*Exercise task*.
Only the lines from the top of the listing below to the line that has "font=dict(size=size, color=color, family=FONT)))" should be echoed, with both ends kept and pictures left out.

[Begin Information supplied]

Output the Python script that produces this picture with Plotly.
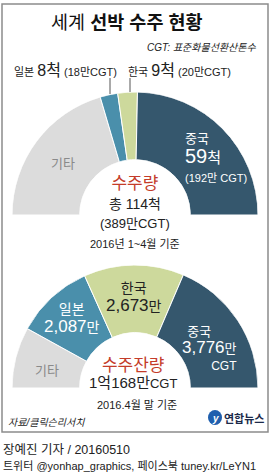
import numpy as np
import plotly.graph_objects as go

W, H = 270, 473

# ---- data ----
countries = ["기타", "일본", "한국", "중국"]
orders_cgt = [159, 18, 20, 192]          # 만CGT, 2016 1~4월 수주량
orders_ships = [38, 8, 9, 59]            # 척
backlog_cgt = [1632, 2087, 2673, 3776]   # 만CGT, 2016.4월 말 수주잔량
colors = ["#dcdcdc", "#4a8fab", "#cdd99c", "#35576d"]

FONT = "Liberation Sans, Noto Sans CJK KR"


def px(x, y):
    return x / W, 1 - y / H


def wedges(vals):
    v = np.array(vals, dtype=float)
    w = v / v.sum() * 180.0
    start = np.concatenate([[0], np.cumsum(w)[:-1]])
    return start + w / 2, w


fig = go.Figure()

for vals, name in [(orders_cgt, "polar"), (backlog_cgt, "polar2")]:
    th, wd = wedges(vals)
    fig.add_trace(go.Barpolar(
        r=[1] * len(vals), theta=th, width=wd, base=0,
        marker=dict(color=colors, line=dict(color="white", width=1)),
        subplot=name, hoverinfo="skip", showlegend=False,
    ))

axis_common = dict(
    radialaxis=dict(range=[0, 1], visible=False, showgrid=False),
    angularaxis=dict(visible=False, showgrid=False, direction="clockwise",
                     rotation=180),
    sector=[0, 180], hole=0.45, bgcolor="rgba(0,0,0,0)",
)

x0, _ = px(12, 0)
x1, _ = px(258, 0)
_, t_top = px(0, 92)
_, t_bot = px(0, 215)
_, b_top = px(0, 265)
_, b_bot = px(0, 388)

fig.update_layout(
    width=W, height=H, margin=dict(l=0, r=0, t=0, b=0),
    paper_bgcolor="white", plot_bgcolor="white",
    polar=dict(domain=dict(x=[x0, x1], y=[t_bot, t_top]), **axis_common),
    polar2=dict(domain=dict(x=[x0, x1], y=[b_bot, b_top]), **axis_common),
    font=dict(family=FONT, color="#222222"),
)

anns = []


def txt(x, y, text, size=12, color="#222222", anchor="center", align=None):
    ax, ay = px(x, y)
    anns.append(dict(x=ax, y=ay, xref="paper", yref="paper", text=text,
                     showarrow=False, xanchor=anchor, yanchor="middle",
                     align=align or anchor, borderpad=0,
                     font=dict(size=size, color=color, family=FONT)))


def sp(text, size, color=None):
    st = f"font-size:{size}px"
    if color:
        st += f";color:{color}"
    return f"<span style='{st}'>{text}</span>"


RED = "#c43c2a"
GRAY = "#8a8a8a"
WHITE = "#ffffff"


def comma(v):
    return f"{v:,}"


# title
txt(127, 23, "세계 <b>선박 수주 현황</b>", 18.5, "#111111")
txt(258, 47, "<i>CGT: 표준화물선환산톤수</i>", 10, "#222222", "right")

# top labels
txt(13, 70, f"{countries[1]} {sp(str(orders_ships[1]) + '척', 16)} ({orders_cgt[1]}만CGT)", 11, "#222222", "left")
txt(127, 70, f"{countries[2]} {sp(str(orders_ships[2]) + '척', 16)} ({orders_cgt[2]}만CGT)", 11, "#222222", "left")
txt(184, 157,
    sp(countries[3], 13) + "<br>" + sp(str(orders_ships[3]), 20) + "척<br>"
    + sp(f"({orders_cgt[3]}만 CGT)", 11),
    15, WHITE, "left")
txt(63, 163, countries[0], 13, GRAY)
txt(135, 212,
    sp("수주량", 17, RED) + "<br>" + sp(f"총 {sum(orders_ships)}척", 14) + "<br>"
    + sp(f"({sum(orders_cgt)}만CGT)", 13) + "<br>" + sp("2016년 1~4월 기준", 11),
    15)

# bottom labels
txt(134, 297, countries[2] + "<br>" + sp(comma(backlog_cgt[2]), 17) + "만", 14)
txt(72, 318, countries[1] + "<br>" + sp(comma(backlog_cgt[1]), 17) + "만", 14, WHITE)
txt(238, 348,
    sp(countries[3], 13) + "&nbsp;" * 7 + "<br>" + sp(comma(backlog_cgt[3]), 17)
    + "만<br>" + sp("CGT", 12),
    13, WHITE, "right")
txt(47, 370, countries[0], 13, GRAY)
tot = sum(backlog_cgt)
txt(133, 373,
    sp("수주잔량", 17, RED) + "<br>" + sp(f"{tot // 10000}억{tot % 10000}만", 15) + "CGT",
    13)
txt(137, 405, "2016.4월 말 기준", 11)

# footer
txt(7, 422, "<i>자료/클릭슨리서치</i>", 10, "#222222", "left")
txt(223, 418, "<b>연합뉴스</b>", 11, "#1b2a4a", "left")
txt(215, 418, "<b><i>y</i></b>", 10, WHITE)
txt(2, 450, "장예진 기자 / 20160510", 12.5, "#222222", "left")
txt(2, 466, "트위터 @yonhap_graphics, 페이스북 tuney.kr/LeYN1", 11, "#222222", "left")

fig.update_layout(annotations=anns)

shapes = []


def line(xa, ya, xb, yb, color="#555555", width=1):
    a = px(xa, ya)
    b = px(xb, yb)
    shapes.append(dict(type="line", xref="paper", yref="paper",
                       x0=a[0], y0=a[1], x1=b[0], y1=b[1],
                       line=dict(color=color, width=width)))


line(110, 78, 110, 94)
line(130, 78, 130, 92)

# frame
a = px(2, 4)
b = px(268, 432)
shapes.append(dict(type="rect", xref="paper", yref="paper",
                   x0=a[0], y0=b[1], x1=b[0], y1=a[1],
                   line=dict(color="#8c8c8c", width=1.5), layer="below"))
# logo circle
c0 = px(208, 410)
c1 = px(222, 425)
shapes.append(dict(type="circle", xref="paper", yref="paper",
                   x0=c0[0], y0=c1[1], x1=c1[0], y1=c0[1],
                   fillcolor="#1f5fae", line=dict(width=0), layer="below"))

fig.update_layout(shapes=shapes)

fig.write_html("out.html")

[End Information supplied]

*Solution for this problem*.
Output the Python script that produces this picture with Plotly.
import numpy as np
import plotly.graph_objects as go

W, H = 270, 473

# ---- data ----
countries = ["기타", "일본", "한국", "중국"]
orders_cgt = [159, 18, 20, 192]          # 만CGT, 2016 1~4월 수주량
orders_ships = [38, 8, 9, 59]            # 척
backlog_cgt = [1632, 2087, 2673, 3776]   # 만CGT, 2016.4월 말 수주잔량
colors = ["#dcdcdc", "#4a8fab", "#cdd99c", "#35576d"]

FONT = "Liberation Sans, Noto Sans CJK KR"


def px(x, y):
    return x / W, 1 - y / H


def wedges(vals):
    v = np.array(vals, dtype=float)
    w = v / v.sum() * 180.0
    start = np.concatenate([[0], np.cumsum(w)[:-1]])
    return start + w / 2, w


fig = go.Figure()

for vals, name in [(orders_cgt, "polar"), (backlog_cgt, "polar2")]:
    th, wd = wedges(vals)
    fig.add_trace(go.Barpolar(
        r=[1] * len(vals), theta=th, width=wd, base=0,
        marker=dict(color=colors, line=dict(color="white", width=1)),
        subplot=name, hoverinfo="skip", showlegend=False,
    ))

axis_common = dict(
    radialaxis=dict(range=[0, 1], visible=False, showgrid=False),
    angularaxis=dict(visible=False, showgrid=False, direction="clockwise",
                     rotation=180),
    sector=[0, 180], hole=0.45, bgcolor="rgba(0,0,0,0)",
)

x0, _ = px(12, 0)
x1, _ = px(258, 0)
_, t_top = px(0, 92)
_, t_bot = px(0, 215)
_, b_top = px(0, 265)
_, b_bot = px(0, 388)

fig.update_layout(
    width=W, height=H, margin=dict(l=0, r=0, t=0, b=0),
    paper_bgcolor="white", plot_bgcolor="white",
    polar=dict(domain=dict(x=[x0, x1], y=[t_bot, t_top]), **axis_common),
    polar2=dict(domain=dict(x=[x0, x1], y=[b_bot, b_top]), **axis_common),
    font=dict(family=FONT, color="#222222"),
)

anns = []


def txt(x, y, text, size=12, color="#222222", anchor="center", align=None):
    ax, ay = px(x, y)
    anns.append(dict(x=ax, y=ay, xref="paper", yref="paper", text=text,
                     showarrow=False, xanchor=anchor, yanchor="middle",
                     align=align or anchor, borderpad=0,
                     font=dict(size=size, color=color, family=FONT)))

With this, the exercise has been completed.